The project was done in conjunction with the University’s advertising club, Capitol Advertising. Maddox said the camaraderie in the group this year made the team more successful.

“They really liked each other, and they worked as a team,” Maddox said. “This team maintained common respect and friendship that made them function as a team.”

Nationwide, students work on a different project every year chosen by AAF’s yearly sponsor. This year’s competition was sponsored by The Century Council, an organization that works to reduce drunk driving and underage drinking.

The theme for GW’s presentation was “You know. Be there.” The group’s research for the project included focus groups and surveys, which showed that 50 percent of students considered drinking less if a friend spoke to them about excessive alcohol consumption.

Kathryn Prescott, a 2009 graduate who helped present the proposal, said the campaign promotes friends looking out for each other so drinking on college campuses does not get out of hand.

The group proposed that message boards, a Web site, events, promotional gifts and corporate sponsorship be aimed in a friendly way at demographics that the group said were most likely to engage in unnecessary drinking, like those in Greek-letter life, athletes, and freshmen.

Maddox said ideas from different presentations are often later used in campaigns for the sponsor organization.

For the spring semester the class became its own advertising agency, Maddox said.

She said the course is not lecture based and has no exams. Instead, students present daily and then receive a critique.
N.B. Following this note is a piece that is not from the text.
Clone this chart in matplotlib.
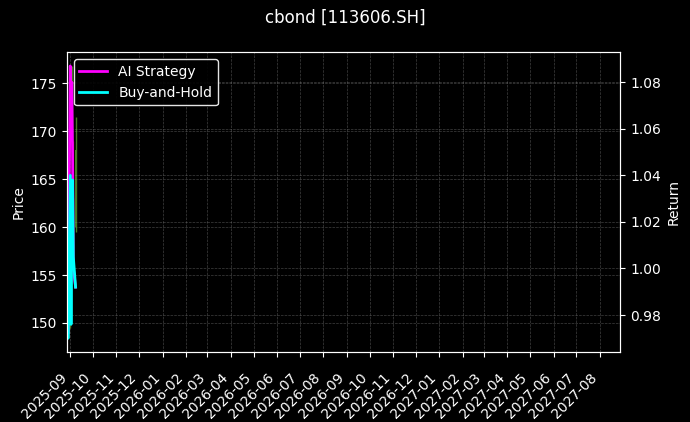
import matplotlib
matplotlib.use('Agg')
import matplotlib.pyplot as plt
import matplotlib.dates as mdates
import pandas as pd

# data (8 trading days at the very start of the axis)
dates = pd.to_datetime(['2025-08-28', '2025-08-29', '2025-09-01', '2025-09-02',
                        '2025-09-03', '2025-09-04', '2025-09-05', '2025-09-08'])
open_ = [150.5, 151.0, 150.0, 160.0, 151.0, 165.0, 160.0, 160.0]
high = [152.0, 152.5, 163.0, 162.0, 176.8, 169.0, 163.0, 171.5]
low = [148.4, 148.8, 149.5, 150.0, 160.5, 157.8, 155.0, 159.5]
close = [151.0, 149.5, 160.0, 151.0, 159.0, 160.0, 158.0, 168.0]

ai_strategy = [1.000, 0.972, 1.087, 1.062, 1.080, 1.050, 1.000, 0.992]
buy_hold = [1.000, 0.970, 1.040, 0.976, 1.035, 1.038, 1.005, 0.992]

x_start = pd.Timestamp('2025-08-27 14:00')
x_end = pd.Timestamp('2027-08-28')

plt.style.use('dark_background')
fig, ax = plt.subplots(figsize=(6.9, 4.22), dpi=100)
fig.subplots_adjust(left=0.097, right=0.899, bottom=0.166, top=0.876)

# candles on the price axis
up = [c >= o for o, c in zip(open_, close)]
cols = ['#5a962c' if u else '#7f2a1a' for u in up]
ax.vlines(dates, low, high, colors=cols, linewidth=1, alpha=0.8)
ax.bar(dates, [abs(c - o) for o, c in zip(open_, close)],
       bottom=[min(o, c) for o, c in zip(open_, close)],
       width=0.6, color=cols, alpha=0.8)
ax.set_ylabel('Price')
ax.grid(True, linestyle='--', linewidth=0.5, color='gray', alpha=0.5)

ax2 = ax.twinx()
ax2.plot(dates, ai_strategy, color='magenta', linewidth=2, label='AI Strategy')
ax2.plot(dates, buy_hold, color='cyan', linewidth=2, label='Buy-and-Hold')
ax2.set_ylabel('Return')
ax2.grid(True, linestyle='--', linewidth=0.5, color='gray', alpha=0.5)
ax2.legend(loc='upper left', facecolor='black', edgecolor='white', framealpha=0.9)

ax.set_xlim(x_start, x_end)
ax.xaxis.set_major_locator(mdates.MonthLocator())
ax.xaxis.set_major_formatter(mdates.DateFormatter('%Y-%m'))
ax.tick_params(axis='x', pad=10)
plt.setp(ax.get_xticklabels(), rotation=45, ha='right')

fig.suptitle('cbond [113606.SH]', fontsize=12)
fig.savefig('out.png', dpi=100, facecolor='black')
This format helps hone their communication skills.

“They learn advertising, marketing, critical thinking, management of information, oral communication and written communication,” Maddox said. “What they learn will stay with them and help them throughout their whole careers.”

Maddox, who competed in the same competition as a student at Pennsylvania State University, said she communicated with members of the class nearly 24 hours a day because in advertising the product “is never done and can always be better.”

“I love advertising and this was a good way to dive in and learn what I want to do,” Cross said.